Today’s Guest Blogger comes to us from the Netherlands. A British transplant, thoroughly English, Charlotte recently moved and is enjoying a new environment away from home. She and I have become friends first through Twitter and then e-mail. We are, shall we say, modern-day pen pals. (Writing folks just seem to find each other and yes, there are great benefits to using this social media platform!) I am so pleased that she’s agreed to write about Jane Austen today, as Ms. Austen is probably my all-time favorite. Charlotte’s blog, Words About Words, features a multitude of articles about writing, with particular emphasis on fantasy/science fiction, her personal favorite and genre. Like me, she is getting ready to publish her first novel. To learn more about Charlotte, visit her site at Words About Words and check out her latest blog posts and hear about some of her observations and adventures. And now I give you Ms. Charlotte English…
It would be difficult, these days, to find someone who has genuinely never heard of Jane Austen. If they haven’t heard (or remembered) the name, they would probably still recognise some of the names of her books. She is a household name. Almost every year brings a new adaptation of at least one of her books. She has been called the Mother of Chick Lit (whether this title is at all accurate is a matter of opinion). Bookstores are filled with endless biographies about her; interpretations of her works; discussions of her social world and theories about her love life. Even for a confirmed fan, there’s maybe just bordering on too much going on in the world of Jane Austen these days.
Particularly since there’s been a new trend emerging in the last few years: Jane Austen inspired. Jane Austen themed. Jane Austen derived. There are endless romantic novels about modern women somehow transposed into Austen’s time, or about heroines who encounter her characters come to life. There was the TV series “Lost in Austen,” which ran along similar lines. And she and Georgette Heyer between them are credited with spawning an apparently undying craze for Regency Romances.

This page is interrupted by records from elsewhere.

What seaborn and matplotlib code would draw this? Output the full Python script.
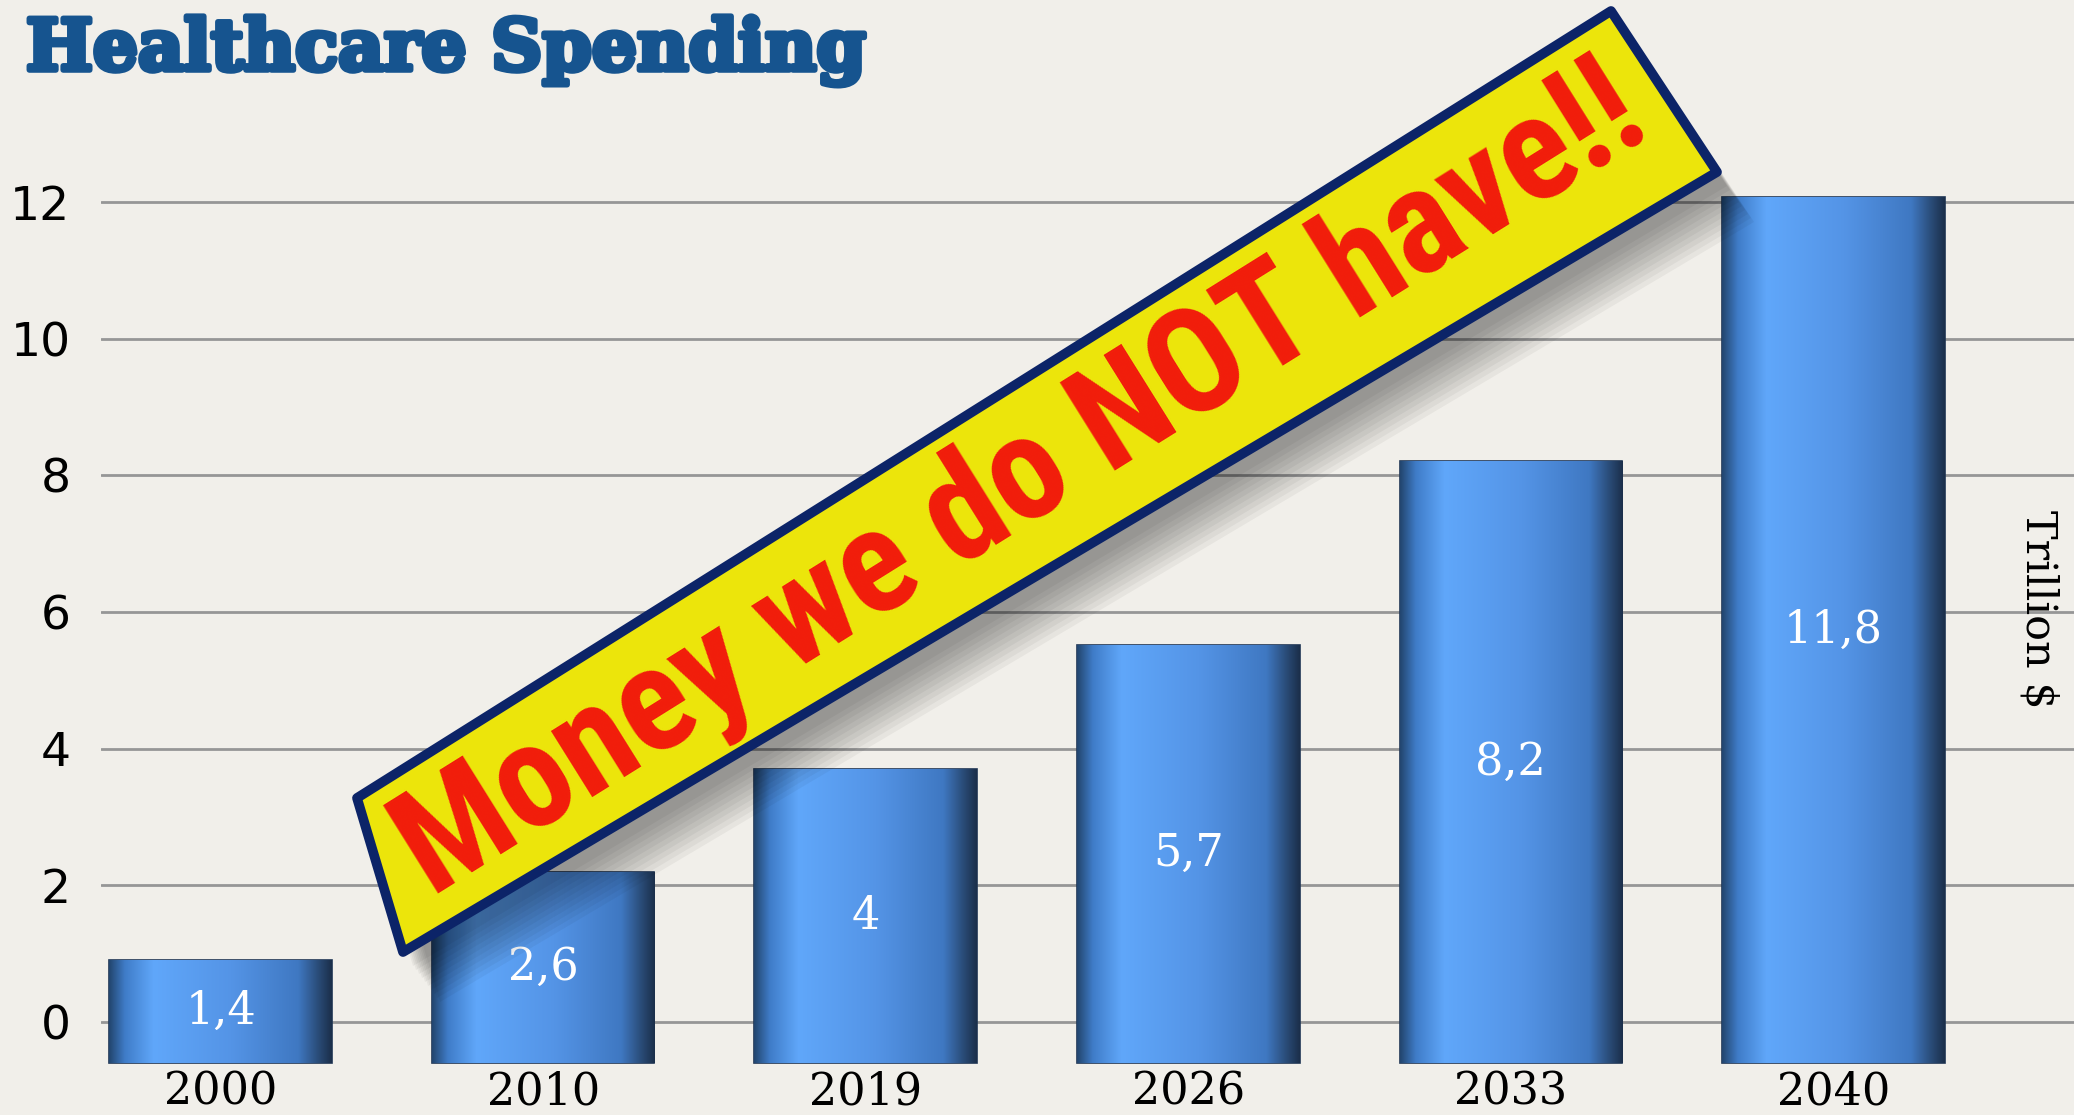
import matplotlib
matplotlib.use('Agg')
import matplotlib.pyplot as plt
import matplotlib.patheffects as pe
import seaborn as sns
import numpy as np
import pandas as pd
from matplotlib import font_manager
from matplotlib.colors import LinearSegmentedColormap
from matplotlib.patches import Polygon

# data (trillion $)
years = ['2000', '2010', '2019', '2026', '2033', '2040']
spending = [1.4, 2.6, 4.0, 5.7, 8.2, 11.8]
value_labels = ['1,4', '2,6', '4', '5,7', '8,2', '11,8']
y_ticks = [0, 2, 4, 6, 8, 10, 12]

title = 'Healthcare Spending'
unit_label = 'Trillion $'
banner_text = 'Money we do NOT have!!'

W, H = 2074, 1115
paper = '#f1efea'

sns.set_style('white')
plt.rcParams['font.family'] = ['DejaVu Sans']
plt.rcParams['text.color'] = 'black'
plt.rcParams['xtick.color'] = 'black'
plt.rcParams['ytick.color'] = 'black'

available = {f.name for f in font_manager.fontManager.ttflist}


def first_font(cands, default):
    for c in cands:
        if c in available:
            return c
    return default


title_font = first_font(['DejaVu Serif Condensed'], 'DejaVu Serif')
banner_font = first_font(['Liberation Sans Narrow', 'Roboto Condensed',
                          'DejaVu Sans Condensed', 'Roboto'], 'DejaVu Sans')

fig = plt.figure(figsize=(W / 100, H / 100), dpi=100)
fig.patch.set_facecolor(paper)

ax = fig.add_axes([101 / W, 45 / H, 1 - 101 / W, 910 / H])
ax.set_facecolor(paper)
ax2 = ax.twinx()

df = pd.DataFrame({'year': years, 'spending': spending})
sns.barplot(data=df, x='year', y='spending', ax=ax2, width=0.69,
            color='#5596e8', saturation=1, edgecolor='#1f3654',
            linewidth=1.2, zorder=2)

# shaded look on the bars
bar_cmap = LinearSegmentedColormap.from_list('bar', [
    (0, '#23466f'), (0.07, '#3f7cc8'), (0.2, '#60a7fa'), (0.55, '#5494e6'),
    (0.85, '#3f78c2'), (0.94, '#2a4c78'), (1, '#1b2f4b')])
grad = np.linspace(0, 1, 256).reshape(1, -1)
for p in list(ax2.patches):
    x0, y0 = p.get_x(), p.get_y()
    im = ax2.imshow(grad, cmap=bar_cmap, aspect='auto', interpolation='bicubic',
                    extent=(x0, x0 + p.get_width(), y0, y0 + p.get_height()),
                    zorder=2.1)
    im.set_clip_path(p)

for i, (v, lab) in enumerate(zip(spending, value_labels)):
    ax2.text(i, v / 2, lab, ha='center', va='center', color='white',
             fontsize=32, family='DejaVu Serif', zorder=3)

ax.set_xlim(-0.371, 5.746)
ax.set_ylim(-0.7025, 12.615)
ax2.set_ylim(-0.095, 12.30)

ax.set_yticks(y_ticks)
ax.set_yticklabels([str(t) for t in y_ticks], fontsize=34, family='DejaVu Sans')
ax.yaxis.grid(True, color='#969696', lw=2)
ax.xaxis.grid(False)
ax.set_xticks(range(len(years)))
ax.set_xticklabels(years, fontsize=32, family='DejaVu Serif')
ax.tick_params(axis='y', length=0, pad=22)
ax.tick_params(axis='x', length=0, pad=0)
ax.set_xlabel('')
ax.set_ylabel('')
ax2.set_yticks([])
ax2.set_ylabel('')
ax2.set_xlabel('')
for a in (ax, ax2):
    for s in a.spines.values():
        s.set_visible(False)

fig.text(2038 / W, 1 - 609 / H, unit_label, rotation=-90, ha='center',
         va='center', fontsize=31, family='DejaVu Serif', color='black')

ttl = fig.text(26 / W, 1 - 70 / H, title, fontsize=57, fontweight='bold',
               family=title_font, color='#16548f', ha='left', va='baseline',
               path_effects=[pe.withStroke(linewidth=4, foreground='#16548f')])

# banner across the chart
corners = [(357, 798), (403, 952), (1717, 172), (1611, 11)]


def to_fig(pts, dx=0, dy=0):
    return [((x + dx) / W, 1 - (y + dy) / H) for x, y in pts]


for k in range(10):
    fig.add_artist(Polygon(to_fig(corners, 10 + 3 * k, 14 + 4 * k), closed=True,
                           transform=fig.transFigure, facecolor='black',
                           alpha=0.045, edgecolor='none', zorder=3))
fig.add_artist(Polygon(to_fig(corners), closed=True, transform=fig.transFigure,
                       facecolor='#ece50b', edgecolor='#0c2468', linewidth=7,
                       joinstyle='round', zorder=4))

bt = fig.text(1022 / W, 1 - 483 / H, banner_text, ha='center', va='center',
              rotation_mode='anchor', color='#f21c0b', fontweight='bold',
              family=banner_font, fontsize=100, zorder=5)

r = fig.canvas.get_renderer()
w = bt.get_window_extent(r).width
bt.set_fontsize(min(105, 100 * 1480 / w))
bt.set_rotation(32)
w = ttl.get_window_extent(r).width
ttl.set_fontsize(min(57, 57 * 840 / w))

fig.savefig('out.png', dpi=100, facecolor=paper)
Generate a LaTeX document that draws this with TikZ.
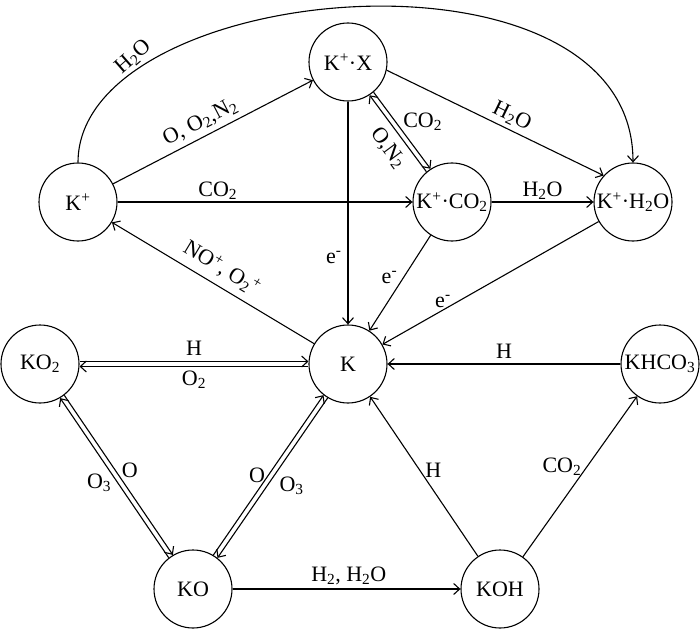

And, what I find most interesting of all, there’s now a growing taste for crossovers between Jane Austen (or JA inspired) and other literary genres.
The direct combinations are both brave and rather presumptuous. Pride and Prejudice and Zombies was a massive success, followed by Sense and Sensibility and Sea Monsters and so on. It was widely said that the passages that were added were sensitively done; that the new books were virtually seamless and really felt like reading a JA tale about zombies. I was unconvinced, but there it is: if JA was writing today, and she happened to want to write about zombies or sea monsters, these books are on record as convincing examples.
Moving on from zombies, who could have guessed that JA and fantasy could make such a good combination? I’m thinking of Jonathan Strange and Mr Norrell, by Susanna Clarke. It’s set in the Regency and written in a fitting style. It was even published in a three-volume set at one point. And yet it’s about magicians. How brilliant is that? The best part is that it actually works.
There’s also Jane Austen murder mystery, Jane Austen science fiction, Jane Austen reinvented for the current literary fiction markets… I’m just waiting for JA Monopoly and Cluedo board games, and a Regency-themed PC game about matchmaking (or has that already happened?). Everywhere I go I hear about ‘the type of book Miss Austen would have written’, a claim being applied to increasing numbers of books (many frankly unlikely). Her name has become the ultimate designer label: guaranteed to sell anything. The magic words.
I can’t make up my mind how I feel about this. On the one hand it does encourage the generation of a very great deal of rubbish. To liken truly inferior work to JA seems deeply insulting and faintly sacrilegious. It’s a marketing ploy gone mad.
On the plus side there are a great many real gems emerging as a result of these crossovers and tribute projects. Why is it that this trend runs on and on and never seems to die? I think that those six books tap into some enduring, ultimate questions that are still as valid today as they were two hundred years ago. Apply those frameworks to any kind of tale and the combination can be made to work (more or less).
What do some of Miss Austen’s devoted readers think? Are the JA tributes a good thing or a travesty? Are you incensed or excited at the prospect of a new Austen crossover book or TV series? And why is it that we can’t ever get enough of Miss Austen?